The readers may also have a look at Kdenlive a fresh MLT based video editor for KDE which is so easy to use and fast...
LiVES
Your review is incomplete - you don't even mention LiVES: http://lives.sourceforge.net
Kino
Thanks for a great article. I've been trying to ditch windows for quite a while now, but the big stumbling block has been video editing. The first program I tried was Kino, but due to a lack of tutorials and a confusing interface I lost interest. Next came Cinelerra, I had a lot more luck with this program, but the final render left a lot to be desired. The program I'm trying at the moment is Lives, this seems to convert all my clips to image sequences and as a result is very slow.
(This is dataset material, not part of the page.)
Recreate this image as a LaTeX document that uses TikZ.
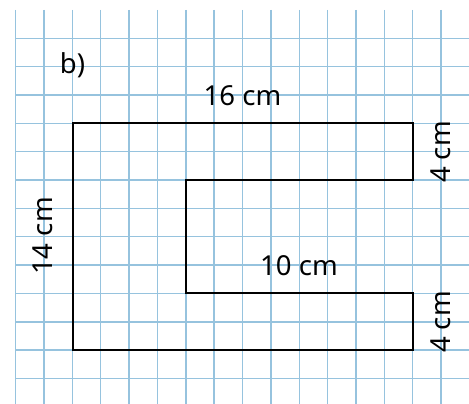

All I need is a program that joins all the video clips together and is capable of putting a simple fade between them.
Quick fact check...
Actually...and speaking as a filmmaker here...Linux is a valuable part of the workflow in movie production, but its not the only OS (or even the primary OS in a lot of cases) floating around independent and Hollywood movie studios. Linux is best used in render farms, as it is a cheap and reliable means of pulling together a lot of processing horsepower to deal with the massive amount of data behind the thousand of frames in every film. But, your introduction is still a little misleading.
That said, thanks for the great breakdown of the movie editing software available for Linux. Personally, I think Kino has the brightest future for home users, and I sincerely hope it finds its way to other platforms. A Quartz version of Kino on OS X with an improved interface and Quicktime and CoreAudio under the hood would be sweet. (And, no, Quicktime for Linux is not the same.)
adding sound to mpegs
Great article, but somehow you managed to not answer the one question I've had on the subject for over a year.
My six-year-old and I have had great fun making stop-action movies using mpeg2encode and the Gimp ('convert *.jpg movie.mpeg'), but I've never been able to find a free way to add sound to the resulting mpeg.
You explicitly skipped talking about the audio pipeline part, and I haven't seen Dave Philips answer that particular question yet. Do you know of a simple (and command-line?) way to add sound to an mpeg video?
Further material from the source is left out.